Dynamic obstacle avoidance in a robotic system

摘要

A robotic system includes an end-effector, an input device, and a controller. The input device is operable for collecting data defining a position and a velocity of a dynamic obstacle in an environment of the end-effector. The dynamic obstacle has an arbitrary shape. The controller is in communication with the end-effector and is programmed to execute a method and thereby receive a set of inputs via the input device, including the position and velocity of the dynamic obstacle.
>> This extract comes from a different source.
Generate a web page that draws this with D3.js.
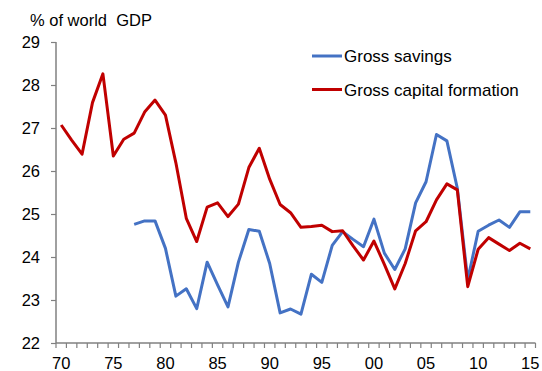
<!DOCTYPE html>
<html><head><meta charset="utf-8">
<script src="https://cdn.jsdelivr.net/npm/d3@7"></script>
<style>body{margin:0;background:#fff}svg{display:block}text{font-family:"Liberation Sans",Arial,sans-serif;fill:#000}</style>
</head><body><svg id="c" width="542" height="371"></svg>
<script>
const years = d3.range(1970, 2016);
const xTickLabels = ["70","75","80","85","90","95","00","05","10","15"];
const yTicks = [22,23,24,25,26,27,28,29];
const savingsStart = 1977;
const grossSavings = [24.76,24.84,24.84,24.20,23.09,23.26,22.80,23.88,23.35,22.84,23.88,24.64,24.60,23.85,22.70,22.79,22.67,23.60,23.41,24.27,24.59,24.41,24.24,24.88,24.09,23.71,24.19,25.26,25.75,26.85,26.70,25.60,23.47,24.60,24.74,24.86,24.69,25.05,25.05];
const capitalFormation = [27.07,26.72,26.39,27.59,28.26,26.35,26.74,26.88,27.37,27.65,27.30,26.19,24.90,24.36,25.16,25.26,24.94,25.23,26.08,26.53,25.81,25.22,25.03,24.69,24.71,24.74,24.59,24.61,24.26,23.93,24.37,23.83,23.26,23.85,24.61,24.82,25.33,25.70,25.56,23.31,24.18,24.45,24.30,24.15,24.32,24.19];
const seriesNames = ["Gross savings","Gross capital formation"];
const colors = ["#4472C4","#C00000"];

const svg = d3.select("#c");
const x = d3.scaleBand().domain(years).range([56, 535.5]);
const y = d3.scaleLinear().domain([22,29]).range([343, 42]);
const axisColor = "#808080";
const fs = 16.5;

// y axis
const ya = svg.append("g").attr("transform","translate(56,0)")
  .call(d3.axisLeft(y).tickValues(yTicks).tickSize(5).tickPadding(11).tickFormat(d3.format("d")));
ya.select(".domain").attr("stroke",axisColor).attr("stroke-width",1.5).attr("d","M0,42V343");
ya.selectAll(".tick line").attr("stroke",axisColor).attr("stroke-width",1.2);
ya.selectAll(".tick text").attr("font-size",fs).attr("font-family","Liberation Sans, Arial").attr("fill","#000");

// x axis: minor ticks at band boundaries
const xa = svg.append("g").attr("transform","translate(0,343)");
xa.append("line").attr("x1",56).attr("x2",535.5).attr("y1",0).attr("y2",0).attr("stroke",axisColor).attr("stroke-width",1.5);
const bounds = years.map(d=>x(d)).concat([x(2015)+x.bandwidth()]);
xa.selectAll("line.t").data(bounds).join("line").attr("class","t")
  .attr("x1",d=>d).attr("x2",d=>d).attr("y1",0).attr("y2",5).attr("stroke",axisColor).attr("stroke-width",1.2);
const labYears = years.filter(d=>d%5===0);
xa.selectAll("text").data(labYears).join("text")
  .attr("x",(d)=>x(d)+x.bandwidth()/2).attr("y",26).attr("text-anchor","middle")
  .attr("font-size",fs).text((d,i)=>xTickLabels[i]);

// unit label
svg.append("text").attr("x",30).attr("y",26).attr("font-size",fs).attr("xml:space","preserve").text("% of world  GDP");

// lines
const line = d3.line().x(d=>x(d[0])+x.bandwidth()/2).y(d=>y(d[1]));
const sData = grossSavings.map((v,i)=>[savingsStart+i,v]);
const cData = capitalFormation.map((v,i)=>[years[i],v]);
svg.append("path").datum(sData).attr("d",line).attr("fill","none").attr("stroke",colors[0]).attr("stroke-width",3).attr("stroke-linejoin","round");
svg.append("path").datum(cData).attr("d",line).attr("fill","none").attr("stroke",colors[1]).attr("stroke-width",3).attr("stroke-linejoin","round");

// legend
const lg = svg.append("g");
seriesNames.forEach((n,i)=>{
  const ly = 56 + i*33.5;
  lg.append("line").attr("x1",312).attr("x2",342).attr("y1",ly).attr("y2",ly).attr("stroke",colors[i]).attr("stroke-width",3);
  lg.append("text").attr("x",344).attr("y",ly+6).attr("font-size",17).text(n);
});
</script></body></html>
The controller computes a contour function defining the closest allowed distance and direction between the end-effector and the dynamic obstacle using the Gilbert-Johnson-Keerthi algorithm, and controls the end-effector via an output command to thereby avoid contact between the end-effector and the dynamic obstacle.

主权项

1. A robotic system comprising:
an end-effector; an input device operable for collecting data defining a position and a velocity of a dynamic obstacle in an environment of the end-effector, wherein the dynamic obstacle has an arbitrary shape; and a controller in communication with the end-effector, wherein the controller is programmed to receive a set of inputs via the input device, including the position and velocity of the dynamic obstacle, to compute a contour function defining the closest allowed distance and direction between the end-effector and the dynamic obstacle using the Gilbert-Johnson-Keerthi (GJK) algorithm, and to control the end-effector via an output command to thereby avoid contact between the end-effector and the dynamic obstacle; wherein the controller is programmed with a dynamical system module (DSM) which outputs a desired control velocity command to the end-effector as a commanded motion trajectory, and the set of inputs further includes an actual position and velocity of the end-effector and a desired goal position of the end-effector, and wherein the controller further includes a harmonic potential modulator (HPM) in communication with the DSM that receives the actual velocity of the end-effector, the position and velocity of the dynamic obstacle, and the desired control velocity command as inputs, and generates a modulated desired velocity command as part of the output command.